Extract the lines up to and including the one that contains "import plotly.graph_objects as go", starting with the first line of the entries below, and omit the pictures.

## [Excerpted data]
::::
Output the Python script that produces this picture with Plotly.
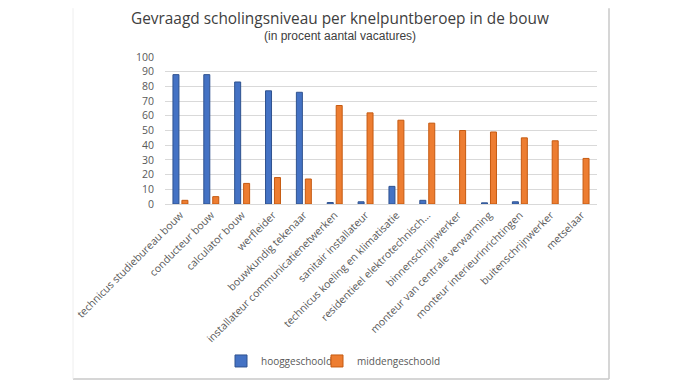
import plotly.graph_objects as go

categories = [
    "technicus studiebureau bouw", "conducteur bouw", "calculator bouw", "werfleider",
    "bouwkundig tekenaar", "installateur communicatienetwerken", "sanitair installateur",
    "technicus koeling en klimatisatie", "residentieel elektrotechnisch…",
    "binnenschrijnwerker", "monteur van centrale verwarming",
    "monteur interieurinrichtingen", "buitenschrijnwerker", "metselaar",
]
hooggeschoold = [88, 88, 83, 77, 76, 1, 1.5, 12, 2.5, 0, 0.8, 1.5, 0, 0]
middengeschoold = [2.5, 5, 14, 18, 17, 67, 62, 57, 55, 50, 49, 45, 43, 31]
y_ticks = list(range(0, 101, 10))

W, H = 684, 382
OFF = 8  # page body margin
L, R, T, B = 165 - OFF, 597 - OFF, 57 - OFF, 204.5 - OFF

fig = go.Figure()
fig.add_trace(go.Bar(x=categories, y=hooggeschoold, name="hooggeschoold", legend="legend",
                     marker=dict(color="#4472C4",
                                 line=dict(color="#2F528F",
                                           width=[1 if v > 0 else 0 for v in hooggeschoold]))))
fig.add_trace(go.Bar(x=categories, y=middengeschoold, name="middengeschoold", legend="legend2",
                     marker=dict(color="#ED7D31",
                                 line=dict(color="#C55A11",
                                           width=[1 if v > 0 else 0 for v in middengeschoold]))))

ph = B - T
pw = R - L
def py(y):
    return (B - (y - OFF)) / ph
def px(x):
    return ((x - OFF) - L) / pw

leg_common = dict(orientation="h", xanchor="left", y=py(362), yanchor="middle",
                  font=dict(size=10, color="#595959"), itemwidth=30,
                  bgcolor="rgba(0,0,0,0)")

fig.update_layout(
    width=W, height=H,
    margin=dict(l=L, r=W - R, t=T, b=H - B, pad=0, autoexpand=False),
    paper_bgcolor="white", plot_bgcolor="white",
    barmode="group", bargap=0.42, bargroupgap=0.33,
    font=dict(family="Open Sans", color="#595959", size=10),
    showlegend=True,
    legend=dict(x=px(221), **leg_common),
    legend2=dict(x=px(317), **leg_common),
    xaxis=dict(tickangle=-45, tickfont=dict(size=10.5, color="#595959"), showgrid=False,
               showline=True, linecolor="#D9D9D9", linewidth=1, ticks="", automargin=False),
    yaxis=dict(range=[0, 100], tickvals=y_ticks, showgrid=True, gridcolor="#D9D9D9",
               gridwidth=1, zeroline=False, ticks="", ticklabelstandoff=10, automargin=False,
               tickfont=dict(size=10.5, color="#595959")),
    annotations=[
        dict(text="Gevraagd scholingsniveau per knelpuntberoep in de bouw", xref="paper", yref="paper",
             x=px(340), y=py(18), xanchor="center", yanchor="middle", showarrow=False,
             font=dict(family="Open Sans", size=15.4, color="#404040")),
        dict(text="(in procent aantal vacatures)", xref="paper", yref="paper",
             x=px(340), y=py(36), xanchor="center", yanchor="middle", showarrow=False,
             font=dict(family="Liberation Sans", size=12, color="#404040")),
    ],
    shapes=[
        dict(type="line", xref="paper", yref="paper", x0=px(609), x1=px(609), y0=py(8), y1=py(380),
             line=dict(color="#C8C8C8", width=1.5)),
        dict(type="line", xref="paper", yref="paper", x0=px(73), x1=px(609), y0=py(380), y1=py(380),
             line=dict(color="#C8C8C8", width=1.5)),
        dict(type="line", xref="paper", yref="paper", x0=px(73), x1=px(73), y0=py(8), y1=py(380),
             line=dict(color="#EEEEEE", width=1)),
    ],
)

fig.write_html("out.html")
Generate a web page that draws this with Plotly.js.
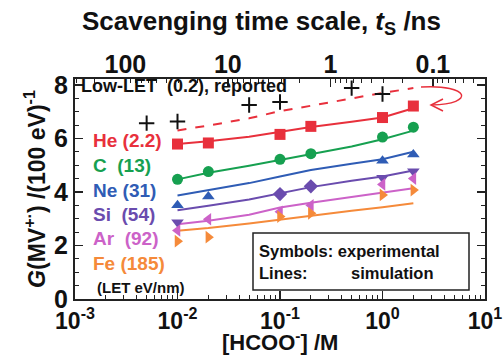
<!DOCTYPE html>
<html><head><meta charset="utf-8">
<script src="https://cdn.plot.ly/plotly-3.0.1.min.js"></script>
<style>html,body{margin:0;padding:0;background:#fff}#c{width:504px;height:356px}</style>
</head><body><div id="c"></div>
<script>
// ---- data ----
const concSim = [0.01, 0.02, 0.05, 0.1, 0.2, 0.5, 1, 2];
const simHe = [5.79, 5.89, 6.06, 6.25, 6.43, 6.62, 6.78, 7.13];
const simC  = [4.47, 4.72, 4.98, 5.20, 5.42, 5.70, 5.97, 6.29];
const simNe = [3.87, 4.06, 4.33, 4.58, 4.82, 5.05, 5.22, 5.50];
const simSi = [3.32, 3.48, 3.72, 3.96, 4.18, 4.42, 4.58, 4.80];
const simAr = [2.79, 2.92, 3.15, 3.42, 3.60, 3.82, 3.97, 4.14];
const simFe = [2.55, 2.65, 2.82, 2.97, 3.12, 3.30, 3.43, 3.58];
const simLow = [6.30, 6.48, 6.75, 7.02, 7.22, 7.50, 7.70, 7.88];

const concHe = [0.01, 0.02, 0.1, 0.2, 1, 2];
const expHe  = [5.79, 5.83, 6.15, 6.45, 6.78, 7.21];
const concC  = [0.01, 0.02, 0.1, 0.2, 1, 2];
const expC   = [4.47, 4.76, 5.22, 5.43, 6.05, 6.42];
const concNe = [0.01, 0.02, 1, 2];
const expNe  = [3.50, 3.83, 5.17, 5.40];
const concSi = [0.01, 0.1, 0.2, 1, 2];
const expSi  = [2.87, 3.92, 4.21, 4.53, 4.77];
const symSi  = ['triangle-down', 'diamond', 'diamond', 'triangle-down', 'triangle-down'];
const concAr = [0.01, 0.02, 0.1, 0.2, 1, 2];
const expAr  = [2.56, 2.98, 3.26, 3.50, 4.28, 4.50];
const concFe = [0.01, 0.02, 0.1, 0.2, 1, 2];
const expFe  = [2.16, 2.31, 3.08, 3.20, 3.89, 4.07];
const concLow = [0.005, 0.01, 0.05, 0.1, 0.5, 1];
const expLow  = [6.57, 6.63, 7.25, 7.36, 7.88, 7.66];

const ionNames = ['He\u00a0(2.2)', 'C\u00a0\u00a0(13)', 'Ne\u00a0(31)', 'Si\u00a0\u00a0(54)', 'Ar\u00a0\u00a0(92)', 'Fe\u00a0(185)'];
const bottomTickVals = [0.001, 0.01, 0.1, 1, 10];
const bottomTickText = ['10<sup>-3</sup>', '10<sup>-2</sup>', '10<sup>-1</sup>', '10<sup>0</sup>', '10<sup>1</sup>'];
const topTickVals = [100, 10, 1, 0.1];
const topTickText = ['100', '10', '1', '0.1'];

// ---- styles ----
const colors = ['#e8303c', '#16a050', '#2f5cb5', '#6a4cae', '#cc62c8', '#f58a3a'];
const FONT = 'Liberation Sans, Arial, sans-serif';
const kScav = 0.31; // ts(ns) = kScav / [HCOO-]

const sims = [simHe, simC, simNe, simSi, simAr, simFe];
const exps = [[concHe, expHe, 'square'], [concC, expC, 'circle'], [concNe, expNe, 'triangle-up'],
              [concSi, expSi, symSi], [concAr, expAr, 'triangle-left'], [concFe, expFe, 'triangle-right']];

const traces = [];
sims.forEach((s, i) => traces.push({x: concSim, y: s, mode: 'lines', line: {color: colors[i], width: 2}, showlegend: false, hoverinfo: 'skip'}));
traces.push({x: concSim, y: simLow, mode: 'lines', line: {color: colors[0], width: 2, dash: '9px,9px'}, showlegend: false});
exps.forEach((e, i) => traces.push({x: e[0], y: e[1], mode: 'markers',
  marker: {symbol: e[2], size: 11, color: colors[i]}, showlegend: false}));
traces.push({x: concLow, y: expLow, mode: 'markers', marker: {symbol: 'cross-thin', size: 11, line: {color: '#111', width: 2}}, showlegend: false});
// invisible trace for top axis
traces.push({x: [100, 1], y: [1, 1], xaxis: 'x2', yaxis: 'y', mode: 'markers', marker: {opacity: 0}, showlegend: false, hoverinfo: 'skip'});

const L = 75, R = 485, T = 79, B = 299;
const px = v => (v - L) / (R - L);
const py = v => (B - v) / (B - T);

function minorVals(decs) { const out = []; decs.forEach(d => { for (let k = 2; k <= 9; k++) out.push(k * d); }); return out; }

const annotations = [];
const labelY = [140, 165, 190, 214, 238, 263];
ionNames.forEach((n, i) => annotations.push({xref: 'paper', yref: 'paper', x: px(91), y: py(labelY[i]), xanchor: 'left', yanchor: 'middle',
  text: '<b>' + n + '</b>', showarrow: false, font: {family: FONT, size: 19, color: colors[i]}}));
annotations.push({xref: 'paper', yref: 'paper', x: px(95), y: py(287), xanchor: 'left', yanchor: 'middle',
  text: '<b>(LET eV/nm)</b>', showarrow: false, font: {family: FONT, size: 15, color: '#111'}});
annotations.push({xref: 'paper', yref: 'paper', x: px(79), y: py(86), xanchor: 'left', yanchor: 'middle',
  text: '<b>Low-LET\u00a0\u00a0(0.2), reported</b>', showarrow: false, font: {family: FONT, size: 18, color: '#111'}});
annotations.push({xref: 'paper', yref: 'paper', x: px(257), y: py(251), xanchor: 'left', yanchor: 'middle',
  text: '<b>Symbols: experimental</b>', showarrow: false, font: {family: FONT, size: 16.5, color: '#111'}});
annotations.push({xref: 'paper', yref: 'paper', x: px(257), y: py(273), xanchor: 'left', yanchor: 'middle',
  text: '<b>Lines:</b>', showarrow: false, font: {family: FONT, size: 16.5, color: '#111'}});
annotations.push({xref: 'paper', yref: 'paper', x: px(349), y: py(273), xanchor: 'left', yanchor: 'middle',
  text: '<b>simulation</b>', showarrow: false, font: {family: FONT, size: 16.5, color: '#111'}});
annotations.push({xref: 'paper', yref: 'paper', x: px(261), y: py(22), xanchor: 'center', yanchor: 'middle',
  text: '<b>Scavenging time scale, <i>t</i><sub>S</sub> /ns</b>', showarrow: false, font: {family: FONT, size: 26, color: '#111'}});
annotations.push({xref: 'paper', yref: 'paper', x: px(280), y: py(357), xanchor: 'center', yanchor: 'bottom',
  text: '<b>[HCOO<sup>-</sup>] /M</b>', showarrow: false, font: {family: FONT, size: 22, color: '#111'}});

const shapes = [
  {type: 'rect', xref: 'paper', yref: 'paper', x0: px(253), x1: px(469), y0: py(233), y1: py(290), line: {color: '#222', width: 1.5}},
  {type: 'path', xref: 'paper', yref: 'paper',
   path: `M ${px(421)},${py(87)} C ${px(470)},${py(84)} ${px(476)},${py(104)} ${px(432)},${py(105)}`,
   line: {color: colors[0], width: 1.5}},
  {type: 'path', xref: 'paper', yref: 'paper',
   path: `M ${px(443)},${py(99)} L ${px(431)},${py(105)} L ${px(443)},${py(111)}`,
   line: {color: colors[0], width: 1.5}}
];

const layout = {
  width: 504, height: 356,
  margin: {l: L, r: 504 - R, t: T, b: 356 - B},
  paper_bgcolor: '#fff', plot_bgcolor: '#fff',
  font: {family: FONT, color: '#111'},
  showlegend: false,
  xaxis: {type: 'log', range: [-3, 1], tickmode: 'array', tickvals: bottomTickVals, ticktext: bottomTickText,
    ticks: 'inside', ticklen: 8, tickwidth: 1.5, tickcolor: '#222', showline: true, linecolor: '#222', linewidth: 2,
    mirror: true, showgrid: false, zeroline: false,
    tickfont: {family: FONT, size: 23, weight: 'bold', color: '#111'},
    minor: {tickmode: 'array', tickvals: minorVals([0.001, 0.01, 0.1, 1]), ticks: 'inside', ticklen: 4, tickwidth: 1, tickcolor: '#222', showgrid: false}},
  xaxis2: {type: 'log', overlaying: 'x', side: 'top', anchor: 'y',
    range: [Math.log10(kScav / 0.001), Math.log10(kScav / 10)],
    tickmode: 'array', tickvals: topTickVals, ticktext: topTickText,
    ticks: 'inside', ticklen: 8, tickwidth: 1.5, tickcolor: '#222', showline: false, showgrid: false, zeroline: false,
    tickfont: {family: FONT, size: 25, weight: 'bold', color: '#111'},
    minor: {tickmode: 'array', tickvals: minorVals([0.01, 0.1, 1, 10, 100]), ticks: 'inside', ticklen: 4, tickwidth: 1, tickcolor: '#222', showgrid: false}},
  yaxis: {range: [0, 8.22], tickmode: 'array', tickvals: [0, 2, 4, 6, 8],
    ticks: 'inside', ticklen: 8, tickwidth: 1.5, tickcolor: '#222', showline: true, linecolor: '#222', linewidth: 2,
    mirror: 'ticks', showgrid: false, zeroline: false,
    tickfont: {family: FONT, size: 25, weight: 'bold', color: '#111'},
    minor: {dtick: 0.5, tick0: 0, ticks: 'inside', ticklen: 4, tickwidth: 1, tickcolor: '#222', showgrid: false},
    title: {text: '<b><i>G</i>(MV<sup>+·</sup>) /(100 eV)<sup>-1</sup></b>', font: {family: FONT, size: 23, color: '#111'}, standoff: 2}},
  annotations: annotations,
  shapes: shapes
};

Plotly.newPlot('c', traces, layout, {staticPlot: true, displayModeBar: false});
</script></body></html>
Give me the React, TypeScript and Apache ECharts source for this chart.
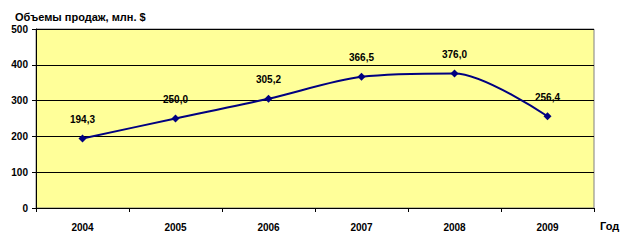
import React, { useEffect, useRef } from "react";
import * as echarts from "echarts";

const years = ["2004", "2005", "2006", "2007", "2008", "2009"];
const sales = [194.3, 250.0, 305.2, 366.5, 376.0, 256.4];
const yTicks = [0, 100, 200, 300, 400, 500];

export default function App() {
  const ref = useRef<HTMLDivElement>(null);
  useEffect(() => {
    const chart = echarts.init(ref.current!, null, { renderer: "svg" });
    chart.setOption({
      animation: false,
      backgroundColor: "#ffffff",
      textStyle: { fontFamily: "Liberation Sans, Arial, sans-serif" },
      title: {
        text: "Объемы продаж, млн. $",
        left: 10,
        top: 6,
        textStyle: { fontSize: 11, fontWeight: "bold", color: "#000" },
      },
      grid: {
        left: 36,
        right: 29,
        top: 29,
        bottom: 40,
        show: true,
        backgroundColor: "#FFFF99",
        borderColor: "#808080",
        borderWidth: 1,
      },
      xAxis: {
        type: "category",
        data: years,
        boundaryGap: true,
        name: "Год",
        nameLocation: "end",
        nameGap: 6,
        nameTextStyle: { fontSize: 11, fontWeight: "bold", color: "#000", verticalAlign: "top", padding: [12, 0, 0, 0] },
        axisLine: { lineStyle: { color: "#000", width: 1 } },
        axisTick: { show: true, alignWithLabel: false, length: 4, lineStyle: { color: "#000" } },
        axisLabel: { fontSize: 10, fontWeight: "bold", color: "#000", margin: 14 },
      },
      yAxis: {
        type: "value",
        min: yTicks[0],
        max: yTicks[yTicks.length - 1],
        interval: 100,
        axisLine: { show: true, lineStyle: { color: "#000", width: 1 } },
        axisTick: { show: true, length: 4, lineStyle: { color: "#000" } },
        axisLabel: { fontSize: 10, fontWeight: "bold", color: "#000", margin: 8 },
        splitLine: { lineStyle: { color: "#000", width: 1 } },
      },
      series: [
        {
          type: "line",
          data: sales,
          smooth: 0.3,
          symbol: "diamond",
          symbolSize: 8,
          lineStyle: { color: "#000080", width: 2 },
          itemStyle: { color: "#000080" },
          labelLayout: { moveOverlap: false, hideOverlap: false },
          label: {
            show: true,
            position: "top",
            distance: 10,
            fontSize: 10,
            fontWeight: "bold",
            color: "#000",
            formatter: (p: any) => p.value.toFixed(1).replace(".", ","),
          },
        },
      ],
    });
    return () => chart.dispose();
  }, []);
  return <div ref={ref} style={{ width: 623, height: 248, position: "absolute", left: 0, top: 0 }} />;
}
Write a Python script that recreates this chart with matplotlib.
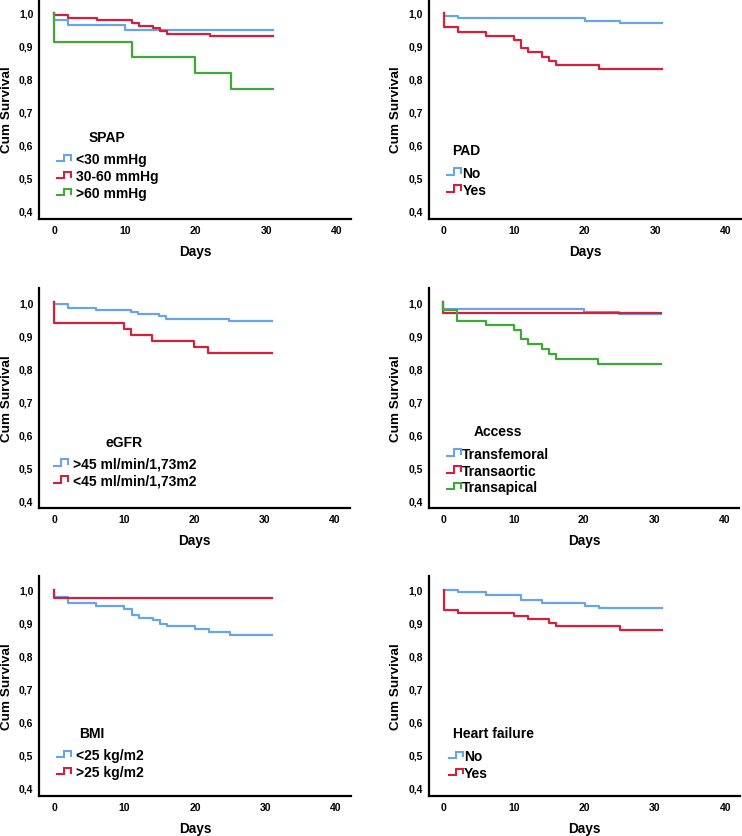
::::
## [Completed exercise]
Output the Python script that produces this picture with Plotly.
import plotly.graph_objects as go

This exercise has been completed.